- The paper systematically reviews parallelization techniques—data, model, and pipeline parallelism—to scale deep learning across distributed systems.
- It presents optimization strategies like gradient quantization and asynchronous updates to mitigate communication overhead and ensure efficient training.
- The survey highlights resource scheduling and data management practices that are crucial for maintaining consistency and scalability in distributed deep learning.
The paper, "Scalable Deep Learning on Distributed Infrastructures: Challenges, Techniques, and Tools," presents a comprehensive survey of the methods and issues associated with scaling deep learning (DL) over distributed systems. The authors, Ruben Mayer and Hans-Arno Jacobsen, systematically dissect the multi-faceted problem of scaling DL, covering foundational concepts, current practices, and potential future directions.
Core Insights and Techniques
Deep learning has gained prominence due to its proficiency across domains such as image recognition and natural language processing. This success is partly attributed to advancements in model scale and the availability of vast datasets. However, scaling DL efficiently on distributed infrastructures poses significant challenges involving computation, communication, and data management.
- Distributed Infrastructure and Parallelization:
- The paper categorizes parallelization methods into data, model, and pipeline parallelism, each with unique benefits and limitations.
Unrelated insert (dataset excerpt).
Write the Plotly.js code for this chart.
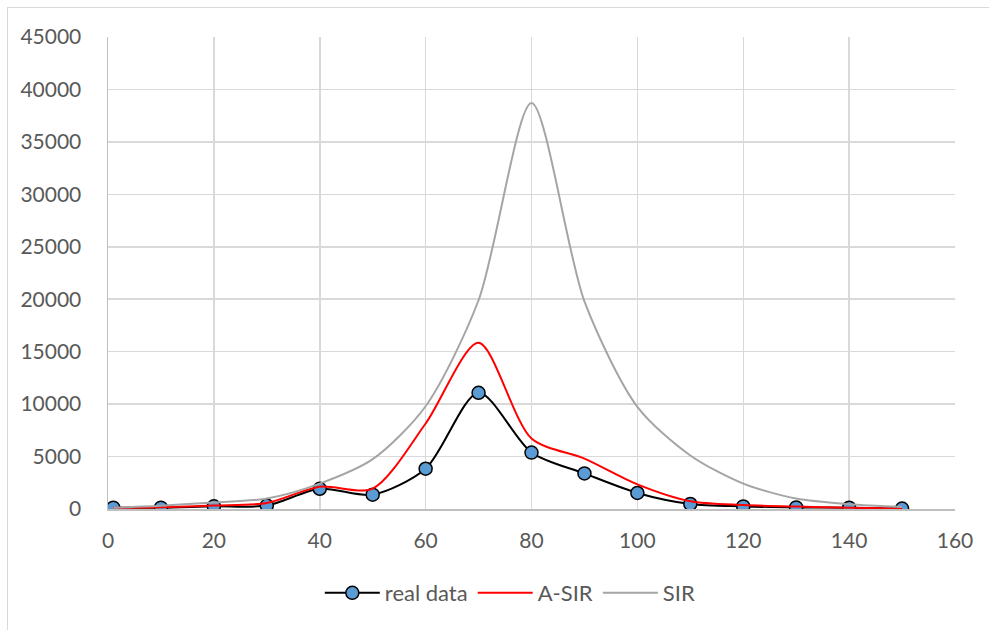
<!DOCTYPE html>
<html>
<head>
<meta charset="utf-8">
<script src="https://cdn.plot.ly/plotly-3.0.1.min.js"></script>
<style>
  html, body { margin: 0; padding: 0; background: #fff; overflow: hidden; }
  #wrap { position: relative; width: 989px; height: 630px; }
  #chart { position: absolute; left: 0; top: 0; width: 989px; height: 630px; }
  #frame { position: absolute; left: 7px; top: 7px; width: 1000px; height: 700px;
           border: 1.5px solid #d9d9d9; pointer-events: none; }
</style>
</head>
<body>
<div id="wrap">
  <div id="chart"></div>
  <div id="frame"></div>
</div>
<script>
const days = [1, 10, 20, 30, 40, 50, 60, 70, 80, 90, 100, 110, 120, 130, 140, 150];
const realData = [130, 130, 260, 330, 1930, 1370, 3840, 11080, 5380, 3390, 1530, 480, 250, 150, 120, 40];
const aSIR = [120, 170, 340, 570, 2120, 1950, 8150, 15850, 6720, 4800, 2350, 740, 380, 230, 130, 40];
const SIR = [130, 320, 630, 1000, 2420, 4750, 9800, 19900, 38700, 19800, 9740, 5100, 2420, 1000, 460, 200];

const names = ["real data", "A-SIR", "SIR"];
const xTicks = [0, 20, 40, 60, 80, 100, 120, 140, 160];
const yTicks = [0, 5000, 10000, 15000, 20000, 25000, 30000, 35000, 40000, 45000];

const FONT = "Lato, 'Open Sans', sans-serif";

const traces = [
  {
    x: days, y: realData, name: names[0], type: "scatter", mode: "lines+markers",
    line: { color: "#000000", width: 2, shape: "spline", smoothing: 0.8 },
    marker: { symbol: "circle", size: 13, color: "#5b9bd5", line: { color: "#000000", width: 1.5 } }
  },
  {
    x: days, y: aSIR, name: names[1], type: "scatter", mode: "lines",
    line: { color: "#ff0000", width: 2, shape: "spline", smoothing: 0.8 }
  },
  {
    x: days, y: SIR, name: names[2], type: "scatter", mode: "lines",
    line: { color: "#a5a5a5", width: 2, shape: "spline", smoothing: 0.8 }
  }
];

const layout = {
  width: 989, height: 630,
  margin: { l: 108, r: 34, t: 37, b: 121, pad: 0 },
  paper_bgcolor: "rgba(0,0,0,0)",
  plot_bgcolor: "#ffffff",
  font: { family: FONT, size: 21, color: "#595959" },
  showlegend: true,
  legend: {
    orientation: "h", x: 0.475, xanchor: "center", y: -0.178, yanchor: "middle",
    font: { family: FONT, size: 22, color: "#595959" },
    traceorder: "normal", itemwidth: 55, tracegroupgap: 0
  },
  xaxis: {
    range: [0, 160], tickvals: xTicks, ticktext: xTicks.map(String),
    showgrid: true, gridcolor: "#d9d9d9", gridwidth: 1.5,
    zeroline: false, showline: true, linecolor: "#bfbfbf", linewidth: 1.5,
    ticks: "", ticklabelstandoff: 12,
    tickfont: { family: FONT, size: 21, color: "#595959" }
  },
  yaxis: {
    range: [0, 45000], tickvals: yTicks, ticktext: yTicks.map(String),
    showgrid: true, gridcolor: "#d9d9d9", gridwidth: 1.5,
    zeroline: false, showline: true, linecolor: "#bfbfbf", linewidth: 1.5,
    ticks: "", ticklabelstandoff: 21,
    tickfont: { family: FONT, size: 21, color: "#595959" }
  }
};

Plotly.newPlot("chart", traces, layout, { displayModeBar: false, staticPlot: true });
</script>
</body>
</html>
Data parallelism involves distributing data across multiple workers, each maintaining a copy of the model to independently compute updates. Conversely, model parallelism partitions the model itself across different workers to handle cases where a single worker's memory is insufficient for the entire model.
- Pipeline parallelism combines aspects of both data and model parallelism to balance workloads and manage resource utilization systematically.
- Optimizations for Data Parallelism:
- The synchronization of model parameters is a critical concern. Approaches vary from synchronous updates, which offer simplicity but can cause delays due to stragglers, to asynchronous updates that provide more flexibility at the expense of added complexity in convergence guarantees.
- Communication Management:
- Techniques to optimize communication, such as gradient quantization and sparsification, are emphasized to mitigate the bandwidth-intensive nature of model updates. For instance, training with reduced precision can decrease the communication load without substantially affecting model performance.
- Resource Scheduling:
- The survey highlights scheduling challenges at both single-tenant and multi-tenant levels. Single-tenant scheduling involves efficient use of resources allocated to a specific job, while multi-tenant scheduling must balance fairness and resource allocation across multiple GPUs or nodes in a shared environment.
- Data Management:
- Effective management of training data and model data is critical. This involves maintaining consistency and efficiency in the handling and storage of large datasets and model checkpoints. The emergence of federated learning and on-device training introduces new paradigms for data and model management without sacrificing privacy.
Frameworks and Practical Considerations
Mayer and Jacobsen review and compare open-source DL frameworks such as TensorFlow, PyTorch, and MXNet, with particular attention to how they implement the methods and techniques discussed. Each framework offers varying levels of support for distributed training, differentiated by the extensibility of APIs, ease of customization, and community activity.
Future Directions
The authors identify future research trends, emphasizing the importance of:
- Enhancing data management to cope with ever-growing datasets.
- Developing tools and frameworks adapted to decentralized architectures such as those used in federated learning.
- Addressing the identified challenges in scheduling and parallelism to better leverage heterogeneous hardware environments.
In conclusion, this survey serves as a critical resource for researchers and practitioners in DL, providing an articulate synthesis of the state-of-the-art methodologies and a roadmap for addressing the intricate challenges faced when scaling DL models over distributed infrastructures. The paper underscores the significance of interdisciplinary collaboration to drive both theoretical and practical advancements in scalable DL systems.